DiffVSR: Revealing an Effective Recipe for Taming Robust Video Super-Resolution Against Complex Degradations
This work solves the problem of robust video super-resolution for real-world applications with complex degradations, representing an incremental improvement by focusing on learning strategy over architectural complexity.
The paper tackles the challenge of applying diffusion models to video super-resolution (VSR) by addressing their failure on severely degraded videos, resulting in a method that excels in such scenarios with superior performance.

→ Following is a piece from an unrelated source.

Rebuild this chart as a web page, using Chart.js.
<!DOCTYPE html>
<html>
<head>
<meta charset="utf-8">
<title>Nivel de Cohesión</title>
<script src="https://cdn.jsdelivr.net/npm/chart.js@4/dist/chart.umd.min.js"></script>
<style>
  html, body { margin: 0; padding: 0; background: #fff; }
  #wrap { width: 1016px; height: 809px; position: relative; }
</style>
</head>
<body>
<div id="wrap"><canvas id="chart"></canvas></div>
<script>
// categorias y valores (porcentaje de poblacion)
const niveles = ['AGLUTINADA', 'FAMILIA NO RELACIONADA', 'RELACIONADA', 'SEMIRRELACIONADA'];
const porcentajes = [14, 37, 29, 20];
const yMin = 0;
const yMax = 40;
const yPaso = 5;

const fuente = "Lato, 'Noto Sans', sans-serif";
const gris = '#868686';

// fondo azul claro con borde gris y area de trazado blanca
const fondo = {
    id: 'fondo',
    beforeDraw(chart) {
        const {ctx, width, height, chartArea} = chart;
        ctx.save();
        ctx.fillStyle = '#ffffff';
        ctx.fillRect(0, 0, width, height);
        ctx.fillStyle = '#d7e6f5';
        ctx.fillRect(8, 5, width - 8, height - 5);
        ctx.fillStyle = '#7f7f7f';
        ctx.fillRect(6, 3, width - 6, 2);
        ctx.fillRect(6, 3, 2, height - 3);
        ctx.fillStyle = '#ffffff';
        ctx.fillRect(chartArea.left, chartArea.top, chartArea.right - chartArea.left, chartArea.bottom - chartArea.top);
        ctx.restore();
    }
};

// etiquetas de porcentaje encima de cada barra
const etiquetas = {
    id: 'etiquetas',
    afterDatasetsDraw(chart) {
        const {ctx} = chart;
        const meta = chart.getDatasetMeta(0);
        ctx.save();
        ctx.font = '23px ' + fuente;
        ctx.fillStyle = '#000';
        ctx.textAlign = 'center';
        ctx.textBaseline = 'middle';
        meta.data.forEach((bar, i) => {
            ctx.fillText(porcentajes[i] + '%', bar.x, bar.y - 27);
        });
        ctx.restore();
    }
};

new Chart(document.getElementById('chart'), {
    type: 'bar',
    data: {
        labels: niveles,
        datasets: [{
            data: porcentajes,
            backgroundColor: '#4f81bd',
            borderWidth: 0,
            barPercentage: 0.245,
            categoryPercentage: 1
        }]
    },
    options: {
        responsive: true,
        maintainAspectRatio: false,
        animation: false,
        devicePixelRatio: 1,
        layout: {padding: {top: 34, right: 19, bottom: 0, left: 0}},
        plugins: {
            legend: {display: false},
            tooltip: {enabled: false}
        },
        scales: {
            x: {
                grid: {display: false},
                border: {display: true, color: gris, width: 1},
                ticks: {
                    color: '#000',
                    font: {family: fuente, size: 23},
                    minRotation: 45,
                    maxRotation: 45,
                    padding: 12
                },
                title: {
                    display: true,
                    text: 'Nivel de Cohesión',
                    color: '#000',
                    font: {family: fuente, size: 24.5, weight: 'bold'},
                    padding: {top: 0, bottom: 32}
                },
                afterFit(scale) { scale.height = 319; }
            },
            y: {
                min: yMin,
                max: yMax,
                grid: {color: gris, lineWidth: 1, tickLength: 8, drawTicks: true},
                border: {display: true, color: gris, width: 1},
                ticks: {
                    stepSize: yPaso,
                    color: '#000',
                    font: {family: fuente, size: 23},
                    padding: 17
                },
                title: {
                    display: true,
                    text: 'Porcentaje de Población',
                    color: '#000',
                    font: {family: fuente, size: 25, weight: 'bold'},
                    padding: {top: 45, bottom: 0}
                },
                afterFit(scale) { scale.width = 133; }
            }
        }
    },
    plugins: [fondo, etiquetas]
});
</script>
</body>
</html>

Diffusion models have demonstrated exceptional capabilities in image restoration, yet their application to video super-resolution (VSR) faces significant challenges in balancing fidelity with temporal consistency. Our evaluation reveals a critical gap: existing approaches consistently fail on severely degraded videos--precisely where diffusion models' generative capabilities are most needed. We identify that existing diffusion-based VSR methods struggle primarily because they face an overwhelming learning burden: simultaneously modeling complex degradation distributions, content representations, and temporal relationships with limited high-quality training data. To address this fundamental challenge, we present DiffVSR, featuring a Progressive Learning Strategy (PLS) that systematically decomposes this learning burden through staged training, enabling superior performance on complex degradations. Our framework additionally incorporates an Interweaved Latent Transition (ILT) technique that maintains competitive temporal consistency without additional training overhead. Experiments demonstrate that our approach excels in scenarios where competing methods struggle, particularly on severely degraded videos. Our work reveals that addressing the learning strategy, rather than focusing solely on architectural complexity, is the critical path toward robust real-world video super-resolution with diffusion models.